Fact: It’s easier to quantify the costs of incarceration than the value of public safety.

They go on to explain, in detail, how the world will come to an end if every “drug trafficker” (they’re all traffickers. They’re always traffickers) isn’t locked away forever.  It’s well worth reading the white paper to have a deeper appreciation of how insipid their arguments, how colored their perspective and how self-serving their position is.

On the other hand, if you fear doped-up hippies breaking into your home at night and raping your children, you may find it slightly persuasive.

Inspired by this effort, I too join in the mythbusting business:

Myth: The NAAUSA’s position on the Smarter Sentencing Act is well grounded in fact and puts the safety of Americans ahead of the convenience of using draconian sentences and mandatory minimums to coerce pleas and cooperation from defendants.

Fact: Bullshit.

My work here is done. If you need more detail, then you haven’t been paying attention.

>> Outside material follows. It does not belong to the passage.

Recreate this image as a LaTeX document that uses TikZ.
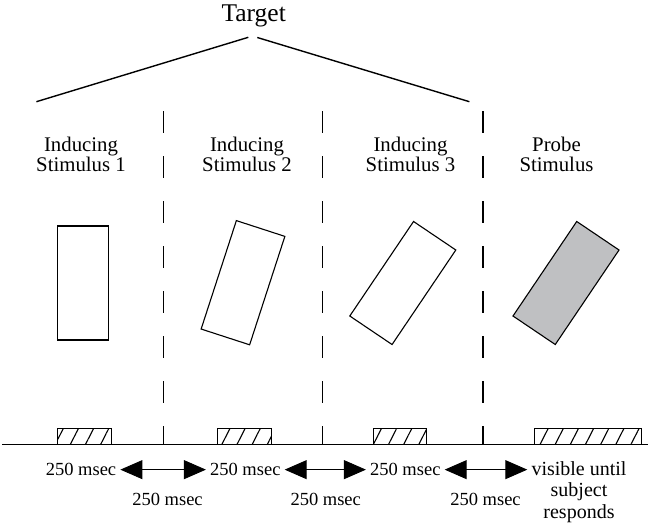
\documentclass[tikz,border=0pt]{standalone}
\usepackage{fontspec}
\setmainfont{Liberation Serif}
\usetikzlibrary{arrows.meta, patterns.meta, positioning}
\definecolor{probegray}{RGB}{191,192,194}

\begin{document}
\begin{tikzpicture}[x=1pt, y=-1pt]
        \tikzstyle{stimtext}=[align=center, inner sep=0pt, font=\fontsize{20.8}{20}\selectfont]
        \tikzstyle{timetext}=[anchor=base, inner ysep=0pt, inner xsep=4pt, font=\fontsize{18.5}{21.5}\selectfont]
        \tikzstyle{bar}=[draw, line width=1.1pt, inner sep=0pt, minimum width=51pt, minimum height=114pt]
        \tikzstyle{onbox}=[draw, line width=1pt, pattern={Lines[angle=63, distance=13.5pt, line width=1.1pt]}]
        \tikzstyle{divider}=[line width=1.6pt, dash pattern=on 22.3pt off 22.7pt]
        \tikzstyle{timearrow}=[line width=0.9pt, {Triangle[length=22pt, width=19pt]}-{Triangle[length=22pt, width=19pt]}]

        \useasboundingbox (0,0) rectangle (648,523);

        % Target and its two branches
        \node[anchor=base, inner sep=0pt, font=\fontsize{25.5}{25.5}\selectfont] (target) at (253.7,21.7) {Target};
        \coordinate (tl) at (248.3,37.3);
        \coordinate (tr) at (257.3,37.5);
        \coordinate (l1) at (36.4,101.7);
        \coordinate (r1) at (469.4,101.7);
        \draw[line width=1.4pt] (tl) -- (l1);
        \draw[line width=1.4pt] (tr) -- (r1);

        % Stimulus labels
        \node[stimtext] (s1) at (81,154) {Inducing\\Stimulus 1};
        \node[stimtext] (s2) at (247,154) {Inducing\\Stimulus 2};
        \node[stimtext] (s3) at (410.5,154) {Inducing\\Stimulus 3};
        \node[stimtext] (s4) at (556.5,154) {Probe\\Stimulus};

        % Dividers between the frames
        \foreach \x in {163.3,322.6,482.8}
            \draw[divider] (\x,111) -- (\x,444.3);

        % The bars
        \node[bar] (bar1) at (83,283) {};
        \node[bar, rotate=-18] (bar2) at (243,282.7) {};
        \node[bar, rotate=-34] (bar3) at (402.8,283) {};
        \node[bar, rotate=-34, fill=probegray] (bar4) at (566,283) {};

        % Time line with the on periods
        \coordinate (tstart) at (2,444.3);
        \coordinate (tend) at (648,444.3);
        \draw[onbox] (57.3,428.3) rectangle (111,444.3);
        \draw[onbox] (217.3,428.3) rectangle (271,444.3);
        \draw[onbox] (373.5,428.3) rectangle (426,444.3);
        \draw[onbox] (534,428.3) rectangle (641.7,444.3);
        \draw[line width=1.5pt] (tstart) -- (tend);

        % Durations
        \node[timetext] (d1) at (81,475.7) {250 msec};
        \node[timetext] (d2) at (245.3,475.7) {250 msec};
        \node[timetext] (d3) at (405.3,475.7) {250 msec};
        \node[timetext] (g1) at (167.5,505) {250 msec};
        \node[timetext] (g2) at (325.7,505) {250 msec};
        \node[timetext] (g3) at (485.5,505) {250 msec};
        \node[timetext, anchor=north, align=center, font=\fontsize{20}{21.5}\selectfont] (vis) at (579,461) {visible until\\subject\\responds};

        % Blank intervals
        \draw[timearrow] (d1) -- (d2);
        \draw[timearrow] (d2) -- (d3);
        \draw[timearrow] (d3) -- (d3 -| vis.west);
\end{tikzpicture}
\end{document}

Update:  Fordham lawprof John Pfaff has put together a storify to bust the mythological myths that are and aren’t at all mythological. Or as the slogan of the NAAUSA says, “we don’t need no stinkin’ facts.”

13 thoughts on “Mythbusters of the Federal Persuasion (Update)

  1. Eliot Clingman

    In my house I have a bidet. So consequently I don’t need this “white paper” of which you speak.

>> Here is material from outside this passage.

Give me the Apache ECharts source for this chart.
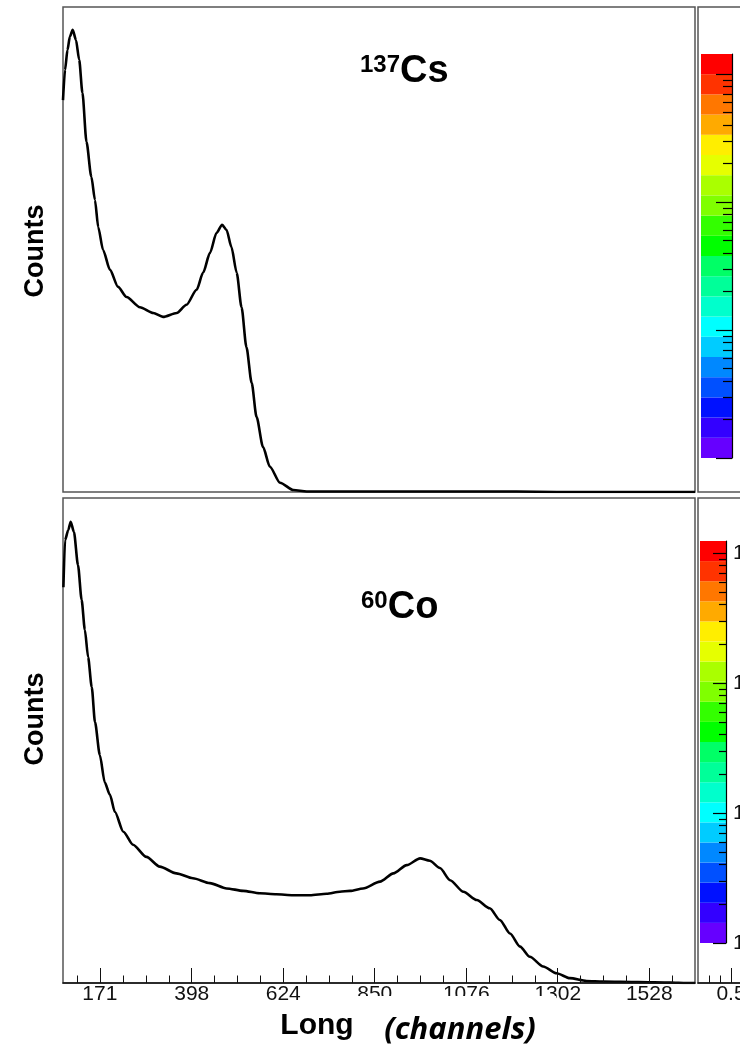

        1. SHG Post author

          I try not to discriminate against bathroom humor, name humor or Star Trek references. It’s just how I roll.

  2. Nigel Declan

    It is hard to decide which is more disappointing: that the NAAUSA considers these sentencing reform arguments to by “myths” or that they seem to feel that “busting” them requires only a single sentence apiece. The former indicates that they have incorrect beliefs and attitudes; the latter suggest that these beliefs and attitudes lack any rational basis and that they see no need to meaningfully consider facts to the contrary.

    1. SHG Post author

      My sense is these “mythbusting” efforts are done because they play well with people who don’t know any better. It’s just propaganda, but what better way to present it than to but myths?

      1. losingtrader

        But, Scott, my question for you is , “Why the paper?”–as in , “Do they think they won’t have enough people to prosecute, or are they just drunk with the awesome power of their positions and don’t want to lose any of it’s discretion?
        Something else?

        1. Patrick Maupin

          I think they’re worried that shifting public opinion might take away some of that power and only leave a hangover.

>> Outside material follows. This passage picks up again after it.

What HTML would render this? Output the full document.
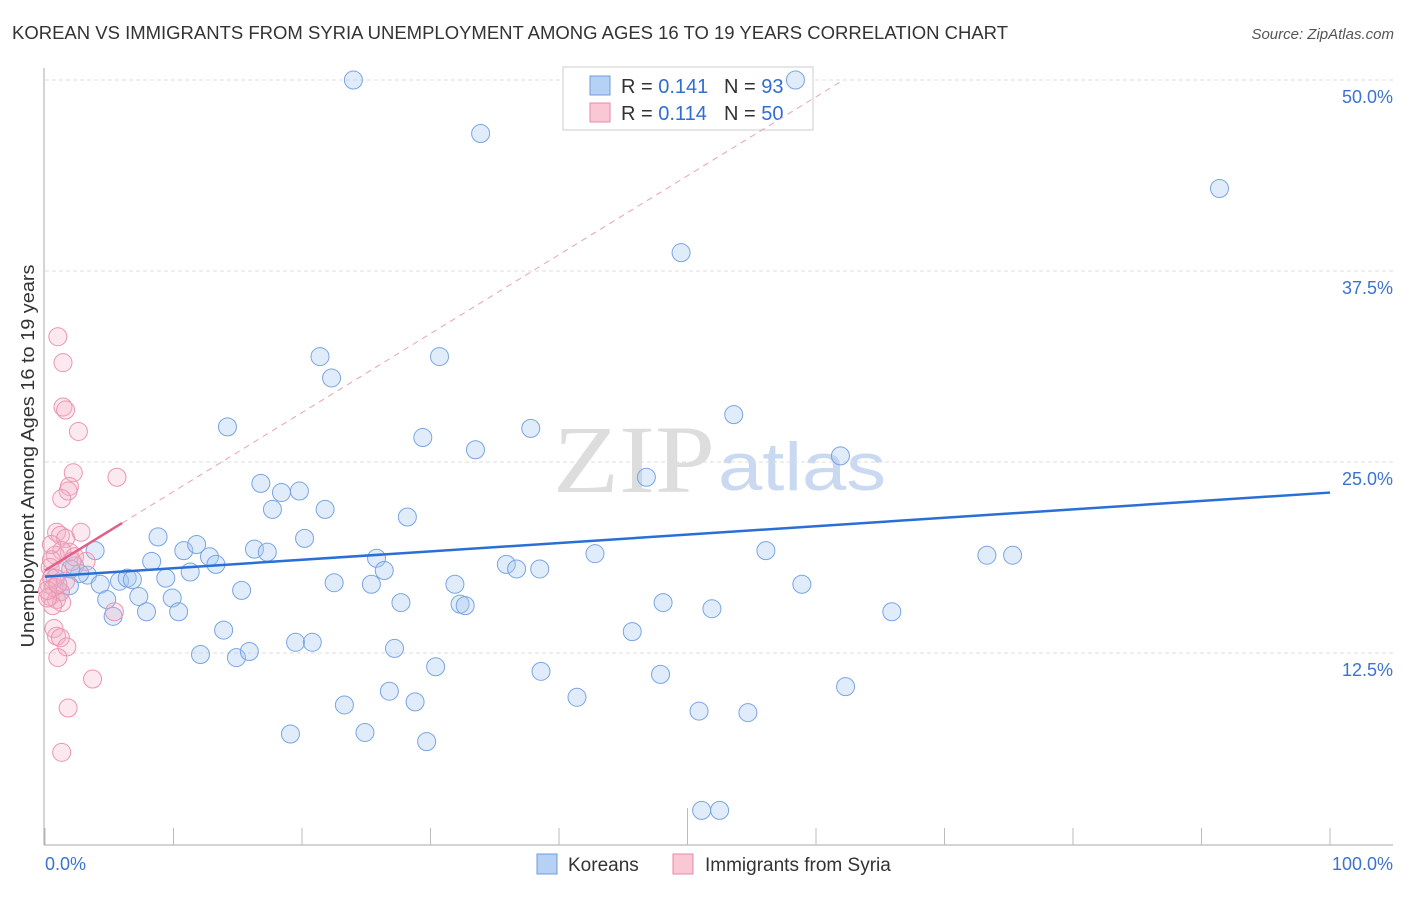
<!DOCTYPE html>
<html><head><meta charset="utf-8"><style>
body{margin:0;background:#fff;font-family:"Liberation Sans",sans-serif}
</style></head><body>
<svg id="chart" width="1406" height="892" xmlns="http://www.w3.org/2000/svg">
<text x="12" y="39" font-size="18" fill="#333" textLength="996" lengthAdjust="spacingAndGlyphs">KOREAN VS IMMIGRANTS FROM SYRIA UNEMPLOYMENT AMONG AGES 16 TO 19 YEARS CORRELATION CHART</text>
<text x="1394" y="39" font-size="15" fill="#555" text-anchor="end" font-style="italic">Source: ZipAtlas.com</text>
<text x="553" y="492" font-size="96" font-family="Liberation Serif" fill="#ddd" textLength="162" lengthAdjust="spacingAndGlyphs">ZIP</text>
<text x="718" y="490" font-size="68" fill="#c9d9f1" textLength="168" lengthAdjust="spacingAndGlyphs">atlas</text>
<g id="grid"></g>
<g id="axes"></g>
<g>
<rect x="563" y="67" width="250" height="63" fill="#fff" stroke="#ccc"/>
<rect x="590" y="76" width="20" height="19" fill="#b7d1f5" stroke="#6a9be0"/>
<rect x="590" y="103" width="20" height="19" fill="#fac7d5" stroke="#e88aa8"/>
<text x="621" y="93" font-size="20" fill="#333">R = <tspan fill="#2f6fd0">0.141</tspan></text>
<text x="724" y="93" font-size="20" fill="#333">N = <tspan fill="#2f6fd0">93</tspan></text>
<text x="621" y="120" font-size="20" fill="#333">R = <tspan fill="#2f6fd0">0.114</tspan></text>
<text x="724" y="120" font-size="20" fill="#333">N = <tspan fill="#2f6fd0">50</tspan></text>
</g>
<g id="pts"></g>
<g id="trends"></g>
<text transform="translate(34,456) rotate(-90)" font-size="18" fill="#333" text-anchor="middle" textLength="383" lengthAdjust="spacingAndGlyphs">Unemployment Among Ages 16 to 19 years</text>
<text x="45" y="870" font-size="18" fill="#3b73d0">0.0%</text>
<text x="1393" y="870" font-size="18" fill="#3b73d0" text-anchor="end">100.0%</text>
<g>
<rect x="537" y="854" width="20" height="20" fill="#b7d1f5" stroke="#6a9be0"/>
<text x="568" y="871" font-size="19" fill="#333">Koreans</text>
<rect x="673" y="854" width="20" height="20" fill="#fac7d5" stroke="#e88aa8"/>
<text x="705" y="871" font-size="19" fill="#333">Immigrants from Syria</text>
</g>
</svg>
<script>
const yTicks=[12.5,25,37.5,50];
const xTicks=[0,10,20,30,40,50,60,70,80,90,100];
const koreansX=[24.0,58.4,33.9,91.4,49.5,21.4,30.7,22.3,53.6,14.2,37.8,29.4,33.5,61.9,46.8,16.8,18.4,19.8,17.7,21.8,28.2,8.8,20.2,3.9,10.8,11.8,16.3,17.3,12.8,25.8,42.8,56.1,73.3,75.3,8.3,13.3,11.3,26.4,35.9,36.7,38.5,2.3,3.3,2.7,5.8,6.4,6.8,9.4,4.3,1.9,22.5,25.4,31.9,58.9,15.3,7.3,9.9,4.8,27.7,32.3,32.7,48.1,51.9,65.9,7.9,10.4,5.3,13.9,45.7,19.5,20.8,27.2,12.1,14.9,15.9,30.4,38.6,47.9,62.3,26.8,41.4,28.8,23.3,50.9,54.7,19.1,24.9,29.7,51.1,52.5,1.2,0.8,2.0];
const koreansY=[50.0,50.0,46.5,42.9,38.7,31.9,31.9,30.5,28.1,27.3,27.2,26.6,25.8,25.4,24.0,23.6,23.0,23.1,21.9,21.9,21.4,20.1,20.0,19.2,19.2,19.6,19.3,19.1,18.8,18.7,19.0,19.2,18.9,18.9,18.5,18.3,17.8,17.9,18.3,18.0,18.0,18.2,17.6,17.7,17.2,17.4,17.3,17.4,17.0,16.9,17.1,17.0,17.0,17.0,16.6,16.2,16.1,16.0,15.8,15.7,15.6,15.8,15.4,15.2,15.2,15.2,14.9,14.0,13.9,13.2,13.2,12.8,12.4,12.2,12.6,11.6,11.3,11.1,10.3,10.0,9.6,9.3,9.1,8.7,8.6,7.2,7.3,6.7,2.2,2.2,16.5,17.4,18.0];
const syriaX=[1.0,1.4,1.4,1.6,2.6,2.2,5.6,1.9,1.8,1.3,2.8,0.9,1.2,1.6,1.9,1.3,0.8,2.3,3.2,0.5,0.4,1.0,0.5,0.3,0.7,1.2,0.4,0.9,1.3,0.6,0.2,5.4,0.7,0.9,1.2,1.7,1.0,3.7,1.8,1.3,0.2,1.6,2.1,0.5,1.0];
const syriaY=[33.2,31.5,28.6,28.4,27.0,24.3,24.0,23.4,23.1,22.6,20.4,20.4,20.2,20.0,19.1,19.2,18.9,18.8,18.5,18.6,18.1,17.8,17.4,17.0,16.8,16.5,16.2,16.0,15.8,15.6,16.1,15.2,14.1,13.6,13.5,12.9,12.2,10.8,8.9,6.0,16.6,17.2,18.5,19.6,17.0];
const koreansTrend=[17.5,23.0];
const syriaTrend=[17.9,21.0];
const syriaSolidEnd=6;
const NS="http://www.w3.org/2000/svg";
const X=v=>45+12.85*v, Y=v=>844-15.28*v;
function mk(t,a,p){const e=document.createElementNS(NS,t);for(const k in a)e.setAttribute(k,a[k]);document.getElementById(p).appendChild(e);return e;}
yTicks.forEach(t=>{
 const l=mk('line',{x1:45,x2:1393,y1:Y(t),y2:Y(t),stroke:'#ddd','stroke-dasharray':'4,3'},'grid');
 
 
 const tx=mk('text',{x:1393,y:Y(t)+23,'font-size':18,fill:'#3b73d0','text-anchor':'end'},'grid');
 tx.textContent=t.toFixed(1)+'%';
 
 
});
const ax=mk('line',{x1:44,x2:44,y1:68,y2:845,stroke:'#aaa'},'axes');


const bx=mk('line',{x1:44,x2:1393,y1:845,y2:845,stroke:'#aaa'},'axes');


xTicks.forEach(t=>{
 const l=mk('line',{x1:X(t),x2:X(t),y1:t==50?808:828,y2:845,stroke:'#bbb'},'axes');
 
 
});
koreansX.forEach((v,i)=>{
 const c=mk('circle',{cx:X(v),cy:Y(koreansY[i]),r:9,fill:'rgba(170,200,242,0.35)',stroke:'#78a5e4','stroke-width':1},'pts');
 
 
});
syriaX.forEach((v,i)=>{
 const c=mk('circle',{cx:X(v),cy:Y(syriaY[i]),r:9,fill:'rgba(245,175,198,0.28)',stroke:'#eb95b0','stroke-width':1},'pts');
 
 
});
const kt=mk('line',{x1:X(0),y1:Y(koreansTrend[0]),x2:X(100),y2:Y(koreansTrend[1]),stroke:'#2a6fd6','stroke-width':2.5},'trends');


const slope=(syriaTrend[1]-syriaTrend[0])/syriaSolidEnd;
const xe=(50-syriaTrend[0])/slope;
const sd=mk('line',{x1:X(syriaSolidEnd),y1:Y(syriaTrend[1]),x2:X(xe),y2:Y(50),stroke:'#eba0b8','stroke-width':1,'stroke-dasharray':'6,5'},'trends');


const st=mk('line',{x1:X(0),y1:Y(syriaTrend[0]),x2:X(syriaSolidEnd),y2:Y(syriaTrend[1]),stroke:'#e0608a','stroke-width':2.5},'trends');


</script>
</body></html>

          My takeaway from several conversations that I have had with pro-drug-war zealots is that the “think of the children” meme is highly effective, especially when one of the children might be a loved one. Apparently, if there is even a miniscule chance that the war on drugs will make it harder for the little angels to stray, well then, it’s worth any cost in taxes, civilians killed by cops, incarcerations for life, and stolen television sets.

          Note that the mythological myths 1 and 3 directly address this (we’re going to put away your little darlin’s supplier, but not your little darlin’), 6 addresses seeds of doubt that people like me might plant, 5 does both (yeah, we put away a lot people who don’t look like you, and that’s a good thing if you think hard about it, right?) and 2 and 4 are naked attempts to keep the tools that make the prosecutors’ jobs so much easier.

  3. Patrick Maupin

    if you fear doped-up hippies breaking into your home at night and raping your children…

    The more realistic fear around here would be un-doped up people breaking in to steal a $2000 TV they can pawn for $200, so they can get doped up again.

    1. SHG Post author

      So your point is that my hyperbole for the sake of making a point was completely lost on you, and you felt compelled to leave this comment instead because this isn’t the obvious answer that’s been around for about 30 years now?

      1. Patrick Maupin

        That was hyperbole? I just thought we must know some of the same people — you describe their thinking perfectly.